→ DIRECTIVE
Output each entry verbatim and exclude every picture from it.
━━━━
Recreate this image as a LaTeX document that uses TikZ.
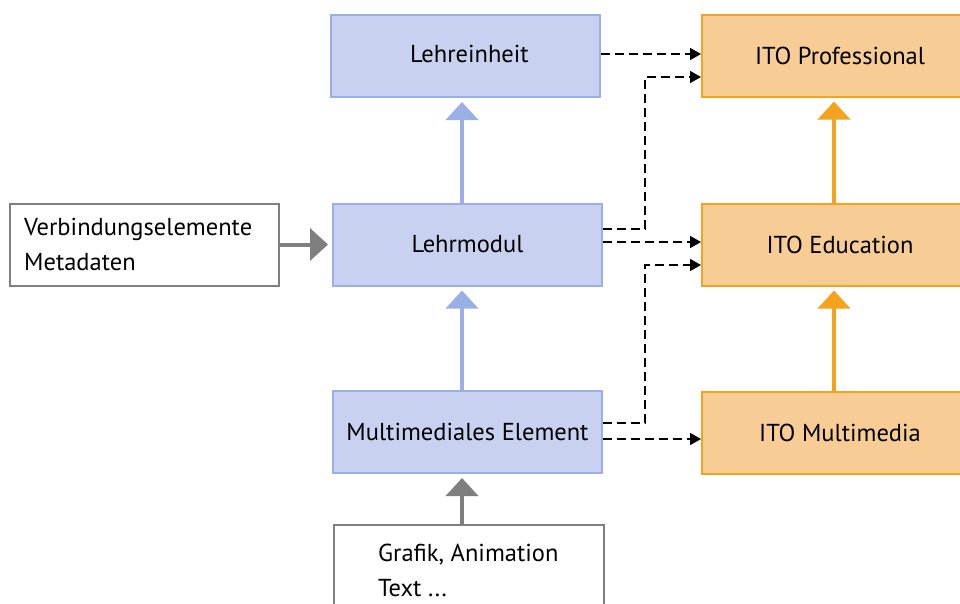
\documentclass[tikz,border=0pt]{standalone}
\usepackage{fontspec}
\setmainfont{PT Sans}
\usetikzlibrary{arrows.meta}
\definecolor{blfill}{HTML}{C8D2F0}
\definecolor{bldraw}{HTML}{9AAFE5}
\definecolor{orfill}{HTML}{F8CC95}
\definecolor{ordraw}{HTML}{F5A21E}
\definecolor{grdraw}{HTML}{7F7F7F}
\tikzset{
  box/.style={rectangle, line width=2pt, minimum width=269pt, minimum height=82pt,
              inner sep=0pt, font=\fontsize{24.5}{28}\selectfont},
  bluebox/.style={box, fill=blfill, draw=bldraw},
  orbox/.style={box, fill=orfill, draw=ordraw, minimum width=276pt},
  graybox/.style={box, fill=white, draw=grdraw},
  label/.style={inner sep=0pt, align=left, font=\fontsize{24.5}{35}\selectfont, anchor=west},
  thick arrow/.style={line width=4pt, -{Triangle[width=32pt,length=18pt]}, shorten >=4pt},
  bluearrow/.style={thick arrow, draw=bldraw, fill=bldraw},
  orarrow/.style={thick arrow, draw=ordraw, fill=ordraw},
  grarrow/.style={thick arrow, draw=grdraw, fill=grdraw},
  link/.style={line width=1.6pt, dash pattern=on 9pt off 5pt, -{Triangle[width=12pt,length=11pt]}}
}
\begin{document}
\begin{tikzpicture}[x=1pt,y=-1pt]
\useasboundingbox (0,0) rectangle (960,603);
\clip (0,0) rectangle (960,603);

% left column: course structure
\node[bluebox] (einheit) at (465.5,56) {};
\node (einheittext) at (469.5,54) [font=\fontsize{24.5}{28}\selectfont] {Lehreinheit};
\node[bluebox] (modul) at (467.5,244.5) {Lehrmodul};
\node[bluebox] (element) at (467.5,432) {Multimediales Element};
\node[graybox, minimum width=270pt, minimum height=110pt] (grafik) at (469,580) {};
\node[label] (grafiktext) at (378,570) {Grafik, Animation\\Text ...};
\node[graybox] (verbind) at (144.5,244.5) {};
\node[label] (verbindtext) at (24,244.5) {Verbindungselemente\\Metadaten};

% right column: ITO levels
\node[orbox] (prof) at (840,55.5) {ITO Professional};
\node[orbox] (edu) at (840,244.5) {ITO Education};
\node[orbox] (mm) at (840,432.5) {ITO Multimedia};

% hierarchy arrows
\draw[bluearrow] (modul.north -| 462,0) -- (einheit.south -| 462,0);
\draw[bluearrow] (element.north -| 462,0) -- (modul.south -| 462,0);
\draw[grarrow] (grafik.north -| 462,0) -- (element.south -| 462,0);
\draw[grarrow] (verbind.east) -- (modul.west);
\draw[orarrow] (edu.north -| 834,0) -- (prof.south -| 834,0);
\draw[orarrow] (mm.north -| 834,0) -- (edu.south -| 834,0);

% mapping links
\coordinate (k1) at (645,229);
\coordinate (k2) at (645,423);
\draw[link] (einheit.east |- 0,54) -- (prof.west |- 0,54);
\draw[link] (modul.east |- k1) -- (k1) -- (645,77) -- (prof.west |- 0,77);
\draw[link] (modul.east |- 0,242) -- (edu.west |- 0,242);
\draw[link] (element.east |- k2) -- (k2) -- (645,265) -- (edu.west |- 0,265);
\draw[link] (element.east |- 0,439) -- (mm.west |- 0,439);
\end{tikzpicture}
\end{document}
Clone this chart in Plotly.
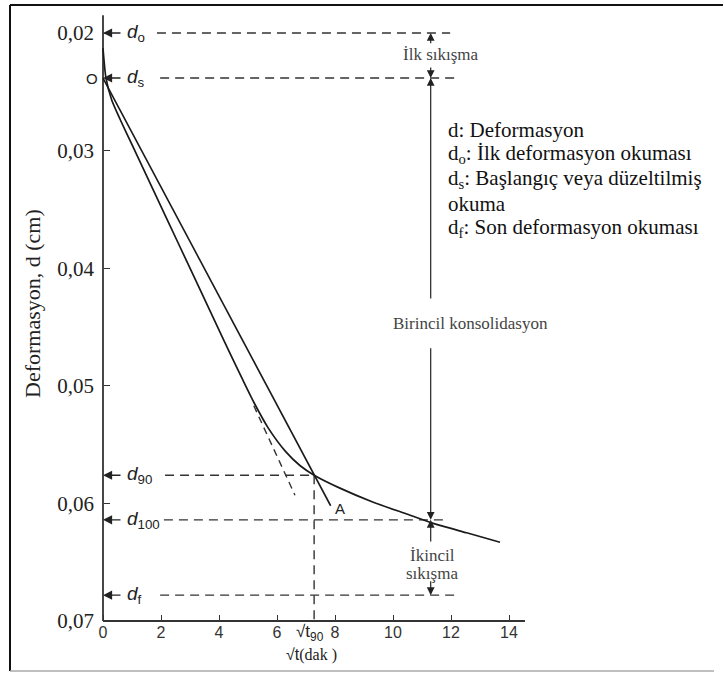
━━━━
→ RESPONSE BELOW
Recreate this image as a LaTeX document that uses TikZ.
\documentclass[tikz,border=0pt]{standalone}
\usepackage{fontspec}
\setmainfont{PT Sans}
\usetikzlibrary{arrows.meta}
\definecolor{blfill}{HTML}{C8D2F0}
\definecolor{bldraw}{HTML}{9AAFE5}
\definecolor{orfill}{HTML}{F8CC95}
\definecolor{ordraw}{HTML}{F5A21E}
\definecolor{grdraw}{HTML}{7F7F7F}
\tikzset{
  box/.style={rectangle, line width=2pt, minimum width=269pt, minimum height=82pt,
              inner sep=0pt, font=\fontsize{24.5}{28}\selectfont},
  bluebox/.style={box, fill=blfill, draw=bldraw},
  orbox/.style={box, fill=orfill, draw=ordraw, minimum width=276pt},
  graybox/.style={box, fill=white, draw=grdraw},
  label/.style={inner sep=0pt, align=left, font=\fontsize{24.5}{35}\selectfont, anchor=west},
  thick arrow/.style={line width=4pt, -{Triangle[width=32pt,length=18pt]}, shorten >=4pt},
  bluearrow/.style={thick arrow, draw=bldraw, fill=bldraw},
  orarrow/.style={thick arrow, draw=ordraw, fill=ordraw},
  grarrow/.style={thick arrow, draw=grdraw, fill=grdraw},
  link/.style={line width=1.6pt, dash pattern=on 9pt off 5pt, -{Triangle[width=12pt,length=11pt]}}
}
\begin{document}
\begin{tikzpicture}[x=1pt,y=-1pt]
\useasboundingbox (0,0) rectangle (960,603);
\clip (0,0) rectangle (960,603);

% left column: course structure
\node[bluebox] (einheit) at (465.5,56) {};
\node (einheittext) at (469.5,54) [font=\fontsize{24.5}{28}\selectfont] {Lehreinheit};
\node[bluebox] (modul) at (467.5,244.5) {Lehrmodul};
\node[bluebox] (element) at (467.5,432) {Multimediales Element};
\node[graybox, minimum width=270pt, minimum height=110pt] (grafik) at (469,580) {};
\node[label] (grafiktext) at (378,570) {Grafik, Animation\\Text ...};
\node[graybox] (verbind) at (144.5,244.5) {};
\node[label] (verbindtext) at (24,244.5) {Verbindungselemente\\Metadaten};

% right column: ITO levels
\node[orbox] (prof) at (840,55.5) {ITO Professional};
\node[orbox] (edu) at (840,244.5) {ITO Education};
\node[orbox] (mm) at (840,432.5) {ITO Multimedia};

% hierarchy arrows
\draw[bluearrow] (modul.north -| 462,0) -- (einheit.south -| 462,0);
\draw[bluearrow] (element.north -| 462,0) -- (modul.south -| 462,0);
\draw[grarrow] (grafik.north -| 462,0) -- (element.south -| 462,0);
\draw[grarrow] (verbind.east) -- (modul.west);
\draw[orarrow] (edu.north -| 834,0) -- (prof.south -| 834,0);
\draw[orarrow] (mm.north -| 834,0) -- (edu.south -| 834,0);

% mapping links
\coordinate (k1) at (645,229);
\coordinate (k2) at (645,423);
\draw[link] (einheit.east |- 0,54) -- (prof.west |- 0,54);
\draw[link] (modul.east |- k1) -- (k1) -- (645,77) -- (prof.west |- 0,77);
\draw[link] (modul.east |- 0,242) -- (edu.west |- 0,242);
\draw[link] (element.east |- k2) -- (k2) -- (645,265) -- (edu.west |- 0,265);
\draw[link] (element.east |- 0,439) -- (mm.west |- 0,439);
\end{tikzpicture}
\end{document}
Clone this chart in Plotly.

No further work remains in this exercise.